Dunleavy also fielded several questions unrelated to the pandemic.

When asked about Alaska Attorney General Kevin Clarkson’s resignation, he declined to make a comment and asked that further questions be related to the ongoing pandemic. Clarkson resigned last week after it was revealed that he had sent hundreds of inappropriate texts to a female state worker.

“That issue was dealt with according to law, and there are statutes that allow and prohibit certain comments on that,” Dunleavy said. “And so once again, if that’s a question you want answered, you can send it to our press, they’ll screen it through our department of law to make sure that the answers you’re given are in conjunction with applicable law to actually talk about that issue.”

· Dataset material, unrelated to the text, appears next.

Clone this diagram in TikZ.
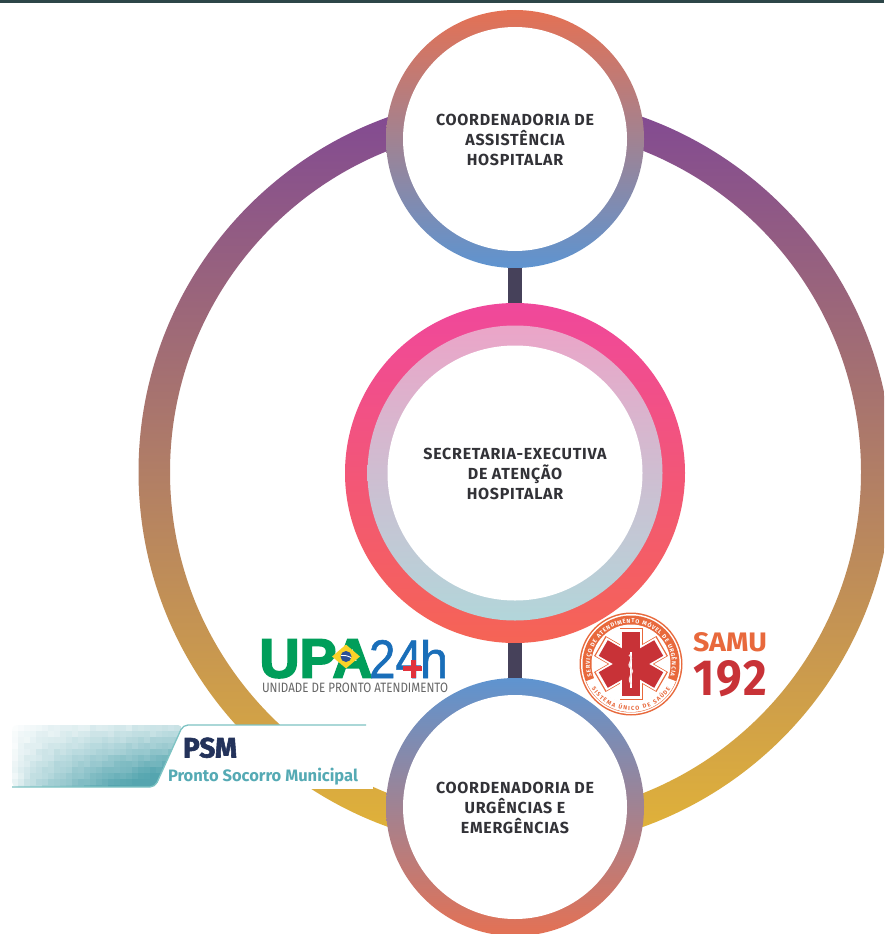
\documentclass[tikz,border=0pt]{standalone}
\usepackage{fontspec}
\setmainfont{Fira Sans}
\usetikzlibrary{calc,decorations.text,shapes.geometric}
\definecolor{barc}{RGB}{45,70,72}
\definecolor{linkc}{RGB}{70,65,90}
\definecolor{purp}{RGB}{128,72,148}
\definecolor{gold}{RGB}{226,180,55}
\definecolor{coral}{RGB}{228,113,84}
\definecolor{bluec}{RGB}{94,148,208}
\definecolor{pinkc}{RGB}{240,72,155}
\definecolor{redc}{RGB}{245,100,85}
\definecolor{midt}{RGB}{235,165,200}
\definecolor{midb}{RGB}{178,214,218}
\definecolor{txt}{RGB}{50,50,55}
\definecolor{upag}{RGB}{0,158,90}
\definecolor{upab}{RGB}{25,110,185}
\definecolor{upar}{RGB}{225,50,60}
\definecolor{upay}{RGB}{250,210,40}
\definecolor{upan}{RGB}{40,80,150}
\definecolor{samuo}{RGB}{232,105,60}
\definecolor{samur}{RGB}{200,50,55}
\definecolor{psmn}{RGB}{35,50,90}
\definecolor{psmt}{RGB}{85,170,180}
\definecolor{psml}{RGB}{125,195,195}
\definecolor{psmd}{RGB}{85,165,175}
\newfontfamily\labelfont[LetterSpace=4.5,BoldFont={Fira Sans Bold}]{Fira Sans}
\newfontfamily\heavyupa[FakeBold=3]{Liberation Sans Bold}
\newfontfamily\midupa[FakeBold=1]{Liberation Sans}
\newfontfamily\heavysamu[LetterSpace=5]{Fira Sans Bold}
\newfontfamily\heavypsm[FakeBold=2]{Fira Sans Bold}
\tikzset{
  x=1pt,y=1pt,
  disc/.style={circle,inner sep=0pt,outer sep=0pt,minimum size=#1},
  label/.style={disc=#1,fill=none,align=center,text=txt,font=\fontsize{16}{20}\selectfont\labelfont\bfseries},
  link/.style={draw=linkc,line width=14pt},
  logo/.style={inner sep=0pt,outer sep=0pt},
}
\begin{document}
\begin{tikzpicture}
\clip (0,-934) rectangle (884,0);
\fill[white] (0,-934) rectangle (884,0);
\fill[barc] (0,-3.5) rectangle (884,0);
% big ring
\path[even odd rule,top color=purp,bottom color=gold] (515.5,-472) circle[radius=377] (515.5,-472) circle[radius=345.5];
% circles
\node[disc=258pt,top color=coral,bottom color=bluec] (topring) at (515,-139) {};
\node[disc=258pt,top color=bluec,bottom color=coral] (botring) at (515,-807) {};
\node[disc=340pt,top color=pinkc,bottom color=redc] (secouter) at (515,-473) {};
\draw[link] (topring.south) -- (secouter.north);
\draw[link] (secouter.south) -- (botring.north);
\node[disc=295pt,top color=midt,bottom color=midb] (secmid) at (515,-473) {};
\node[disc=224pt,fill=white] (topin) at (515,-139) {};
\node[disc=255pt,fill=white] (secin) at (515,-473) {};
\node[disc=224pt,fill=white] (botin) at (515,-807) {};
\node[label=10pt] (top) at (515,-140) {COORDENADORIA DE\\ASSISTÊNCIA\\HOSPITALAR};
\node[label=10pt] (sec) at (515,-474) {SECRETARIA-EXECUTIVA\\DE ATENÇÃO\\HOSPITALAR};
\node[label=10pt] (bot) at (515,-808) {COORDENADORIA DE\\URGÊNCIAS E\\EMERGÊNCIAS};
% PSM
\fill[white] (12,-725) rectangle (373,-788.5);
\begin{scope}
\clip[rounded corners=5pt] (12,-725) -- (183,-725) -- (155,-787) -- (12,-787) -- cycle;
\pgfmathsetseed{7}
\foreach \i in {0,...,29}{
 \foreach \j in {0,...,10}{
  \pgfmathsetmacro{\cx}{12+6*\i}
  \pgfmathsetmacro{\cy}{725+6*\j}
  \pgfmathsetmacro{\ff}{min(100,max(0,100*pow((\i+0.5)/27,0.6)*(0.3+1.0*\j/10)+3.5*rand))}
  \fill[psmd!\ff!white] (\cx,-\cy) rectangle (\cx+6.4,-\cy-6.4);
 }}
\end{scope}
\draw[psml,line width=1.3pt,rounded corners=5pt] (12,-787) -- (155,-787) -- (183,-725) -- (366,-725);
\node[logo,anchor=south west,text=psmn] (psm) at (183,-758) {\resizebox{54pt}{20pt}{\heavypsm PSM}};
\node[logo,anchor=base west,text=psmt] (psmname) at (168,-781) {\resizebox{190pt}{!}{\fontsize{15}{18}\selectfont\bfseries Pronto Socorro Municipal}};
% UPA
\node[logo,anchor=south west,text=upag] (upa) at (259.5,-678) {\resizebox{113pt}{38pt}{\heavyupa UPA}};
\node[diamond,fill=upay,inner sep=0pt,minimum width=28pt,minimum height=24pt] (flag) at (346,-656.5) {};
\node[disc=11pt,fill=upan] (globe) at (flag) {};
\draw[white,line width=.9pt] (341,-655.5) to[bend left=15] (351,-657.5);
\node[logo,anchor=south west,text=upab] (two) at (369,-678) {\resizebox{53pt}{38pt}{\midupa 24}};
\node[logo,anchor=south west,text=upab] (h) at (420,-678) {\resizebox{28pt}{38pt}{\midupa h}};
\fill[upar] (403,-666) rectangle (422,-671);
\fill[upar] (411,-660) rectangle (416,-678);
\node[logo,anchor=south west,text=black!60] (upasub) at (262,-693) {\resizebox{186pt}{9.5pt}{\fontsize{13}{15}\selectfont UNIDADE DE PRONTO ATENDIMENTO}};
% SAMU
\coordinate (samu) at (631,-664);
\fill[samuo] (samu) circle[radius=51.5];
\fill[white] (samu) circle[radius=50];
\fill[samuo] (samu) circle[radius=48.5];
\fill[white] ($(samu)+(201:48)$) arc[start angle=201,end angle=339,radius=48] -- ($(samu)+(339:39)$) arc[start angle=339,end angle=201,radius=39] -- cycle;
\fill[white] (samu) circle[radius=39.5];
\foreach \a in {90,30,-30}{
  \draw[samuo,line width=23pt] ($(samu)+(\a:36)$) -- ($(samu)+(\a+180:36)$);}
\foreach \a in {90,30,-30}{
  \draw[white,line width=21.5pt] ($(samu)+(\a:34.7)$) -- ($(samu)+(\a+180:34.7)$);}
\foreach \a in {90,30,-30}{
  \draw[samur,line width=18pt] ($(samu)+(\a:32)$) -- ($(samu)+(\a+180:32)$);}
\draw[white,line width=1.2pt] ($(samu)+(0,12)$) -- ($(samu)+(0,-24)$);
\draw[white!85!samur,line width=1.5pt] ($(samu)+(-2,9)$) .. controls ($(samu)+(5,5)$) and ($(samu)+(-6,0)$) .. ($(samu)+(0,-4)$) .. controls ($(samu)+(5,-8)$) and ($(samu)+(-5,-12)$) .. ($(samu)+(0,-20)$);
\path[decorate,decoration={text along path,text align={fit to path},
  text={|\fontsize{5.8}{6}\selectfont\bfseries\color{white}|SERVIÇO DE ATENDIMENTO MÓVEL DE URGÊNCIA}}]
  ($(samu)+(197:41)$) arc[start angle=197,end angle=-17,radius=41];
\path[decorate,decoration={text along path,text align={fit to path},
  text={|\fontsize{5.8}{6}\selectfont\bfseries\color{samuo}|SISTEMA ÚNICO DE SAÚDE}}]
  ($(samu)+(212:46.5)$) arc[start angle=212,end angle=328,radius=46.5];
\node[logo,anchor=south west,text=samuo] (samutxt) at (693,-652) {\resizebox{74pt}{19pt}{\bfseries SAMU}};
\node[logo,anchor=south west,text=samur] (num) at (693,-697) {\resizebox{74pt}{35pt}{\heavysamu 192}};
\end{tikzpicture}
\end{document}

Dunleavy was also asked about a social media post he made on Tuesday criticizing Montana-based company Sitka Gear for its public opposition to oil and gas development in the Arctic National Wildlife Refuge. He said he considered it his responsibility to call out companies that do things to “hurt Alaska.”

“Absolutely, I think it’s my job as the governor to call out a company that’s not located in Alaska that makes money off an Alaskan city’s name, a great city, to the detriment of Alaskans,” Dunleavy said. “Again, if you’ve got any more questions on that issue we can answer them in a different setting, but we’re trying to focus on the virus here. Nonetheless, that would be my answer.”